Goldflame Vine Honeysuckle* is hardy to zone 4, and produces super fragrant flowers to mid summer - much like sweet peas! This honeysuckle vine is pretty hardy and works great as a more "branchy" element in design work. Honeysuckle vine is NOT the invasive type of Japanese bush honeysuckle (but that stuff works great as greenery in bouquets and arrangements, too), but it is vigorous. To avoid sometimes unsightly lower stalks, thin out upper vines to keep lower growth going. Goldflame can grow 10-15 feet and produces pink and bright pink flowers. A little extra watering is good in the first season to help the roots establish themselves, but after that it is a very low maintenance plant. Scentsation* is a yellow-flowered variety - the most fragrant of the vines.  

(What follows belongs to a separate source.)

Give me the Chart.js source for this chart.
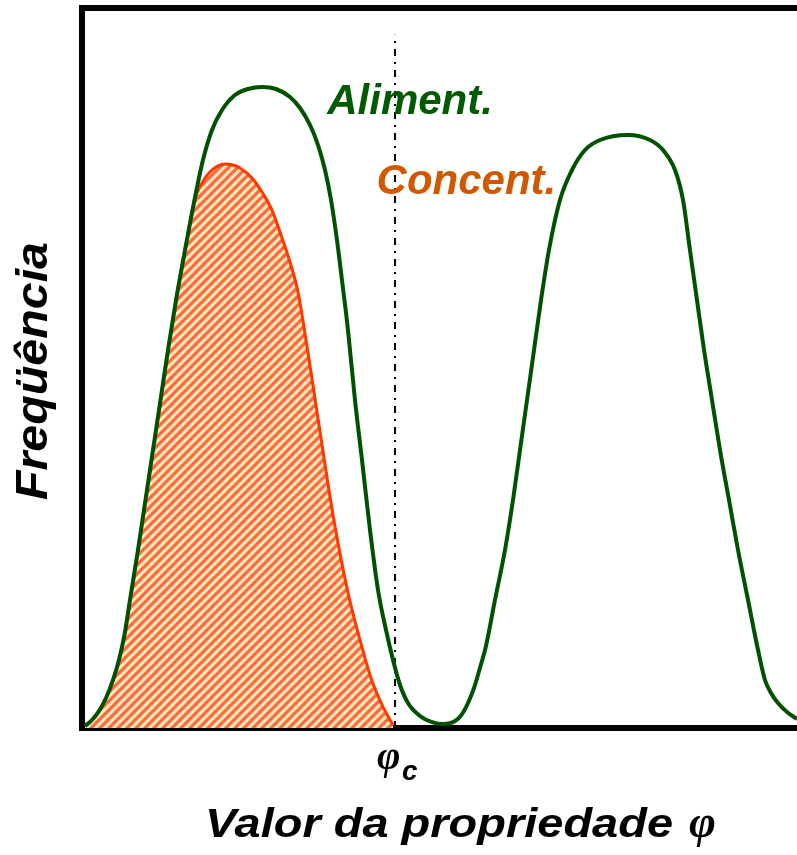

Now, here's where things get weird. 

  • Love Eucalyptus Silver Dollar? Try....Vine Honeysuckle*

What?! That's right. There is a variety of cold-hardy (to zone 4) vine honeysuckle, whose foliage resembles the soft blue-green leaves of eucalyptus that so many designers love. The vines are packed full of thousands of bracts that resemble silvery blue-green full moons and remain long after the flower has faded. In the fall, a small orange-red berry appears at the center of each bract, and the whole vine is then dressed for the season! Kintzley's Ghost was bred in 1880 by Ped Kintzley at Iowa State, but it was lost until 2001 when it was re-discovered in Fort Collins, Colorado. That vine belonged to Kintzley's grandson, who was unaware of the plant's special qualities until it was identified by a passing gardener. 

*Please note, I have not grown or cared for the honeysuckle varieties listed above. These notes are purely from research. I am adding them to my gardens this fall, and I can't wait to see how they do.